I explain the behavior behind the strength

Instead of saying “I am organized,” I explain what organization looks like: “I keep a weekly priority board, confirm owners and deadlines after meetings, and flag conflicts before they affect delivery.”

I use a compact example

A strong answer can be completed in thirty to sixty seconds: “One of my strengths is bringing structure to unclear work. During a product launch, several teams were tracking deadlines separately. I created one shared action list and a weekly risk review, which gave the project lead a clearer view of delays.”

I distinguish strengths from technical skills

SQL or bookkeeping may be a skill. Analytical judgment or careful documentation may be a broader strength. I can discuss both, but I make the distinction clear.

I show how the strength helps others

The strongest examples connect personal ability to a team, customer, or business outcome. “I communicate well” becomes more credible when I explain how communication prevented confusion or helped a customer understand a difficult decision.

A complete answer

“My strongest area is process organization. I am good at taking work that is spread across messages and turning it into a clear list of owners, deadlines, and risks.
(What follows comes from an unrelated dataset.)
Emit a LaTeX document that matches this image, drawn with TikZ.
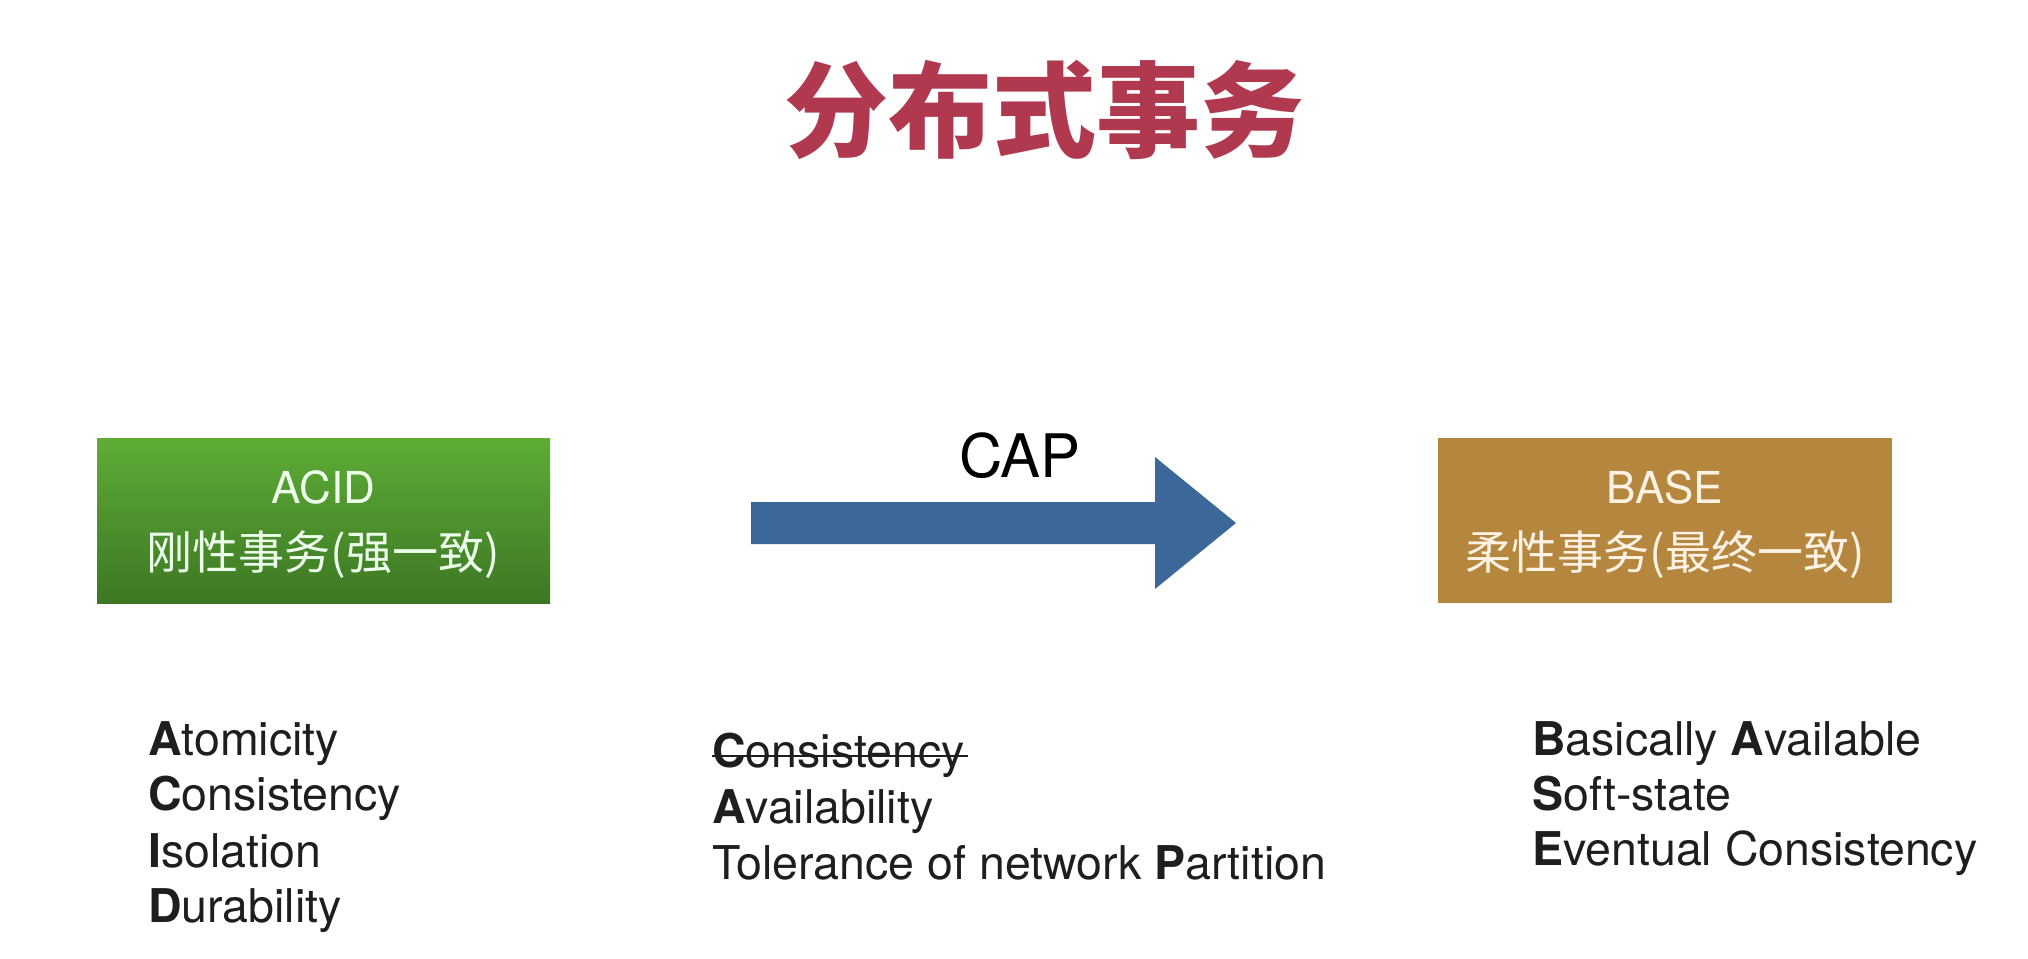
\documentclass[tikz,border=0pt]{standalone}
\usepackage{fontspec}
\setmainfont{TeX Gyre Heros}
\newfontfamily\cjk{Noto Sans CJK SC}
\definecolor{titlered}{HTML}{B1394F}
\definecolor{greentop}{HTML}{5EAC36}
\definecolor{greenbot}{HTML}{3D7724}
\definecolor{basebrown}{HTML}{B5873E}
\definecolor{arrowblue}{HTML}{3C6799}
\definecolor{txt}{HTML}{1E1E1E}
\tikzset{
  boxtext/.style={inner sep=0pt, anchor=base},
  listline/.style={inner sep=0pt, anchor=base west, text=txt, font=\fontsize{46.5}{56}\selectfont},
}
\newcommand{\bl}[1]{\textbf{#1}}
\begin{document}
\begin{tikzpicture}[x=1pt,y=-1pt]
\useasboundingbox[fill=white] (0,0) rectangle (2028,958);
% title
\node[text=titlered, inner sep=0pt, font=\cjk\bfseries\fontsize{104}{110}\selectfont] (title) at (1044,110) {分布式事务};
% boxes
\shade[top color=greentop, bottom color=greenbot] (97,438) rectangle (550,603);
\node[inner sep=0pt, minimum width=453pt, minimum height=165pt] (acid) at (323.5,520.5) {};
\fill[basebrown] (1438,438) rectangle (1892,603);
\node[inner sep=0pt, minimum width=454pt, minimum height=165pt] (base) at (1665,520.5) {};
\node[boxtext, text=white!92!green, font=\fontsize{44}{50}\selectfont] (acidt) at (323.5,503) {ACID};
\node[boxtext, text=white!92!green, font=\cjk\fontsize{46}{50}\selectfont] (acidc) at (323.5,569) {刚性事务(强一致)};
\node[boxtext, text=white!90!orange, font=\fontsize{44}{50}\selectfont] (baset) at (1665,503) {BASE};
\node[boxtext, text=white!90!orange, font=\cjk\fontsize{46}{50}\selectfont] (basec) at (1665,569) {柔性事务(最终一致)};
% arrow
\fill[arrowblue] (751,502) -- (1155,502) -- (1155,457) -- (1236,523) -- (1155,589) -- (1155,544) -- (751,544) -- cycle;
\node[inner sep=0pt, anchor=base, text=black, font=\fontsize{60}{64}\selectfont] (cap) at (1020,477) {CAP};
% ACID list
\node[listline] (a1) at (148,755) {\bl{A}tomicity};
\node[listline] (a2) at (148,810) {\bl{C}onsistency};
\node[listline] (a3) at (148,867) {\bl{I}solation};
\node[listline] (a4) at (148,922) {\bl{D}urability};
% CAP list
\node[listline] (c1) at (712,767) {\bl{C}onsistency};
\node[listline] (c2) at (712,823) {\bl{A}vailability};
\node[listline] (c3) at (712,879) {Tolerance of network \bl{P}artition};
\draw[txt, line width=2.2pt] ([yshift=11pt]c1.base west) -- ([xshift=3pt,yshift=11pt]c1.base east);
% BASE list
\node[listline] (b1) at (1532,755) {\bl{B}asically \bl{A}vailable};
\node[listline] (b2) at (1532,810) {\bl{S}oft-state};
\node[listline] (b3) at (1532,865) {\bl{E}ventual Consistency};
\end{tikzpicture}
\end{document}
In my current role, I used that approach to coordinate a system migration across support and billing. It reduced duplicate follow-up and made weekly status meetings much shorter.”

What I avoid

  • A list of six or seven strengths.
  • Generic traits with no example.
  • Strengths unrelated to the role.
  • Claims such as “I never make mistakes.”
  • An answer that takes several minutes.

I want the interviewer to remember one or two useful qualities and the evidence behind them. That is more effective than a long list of positive words.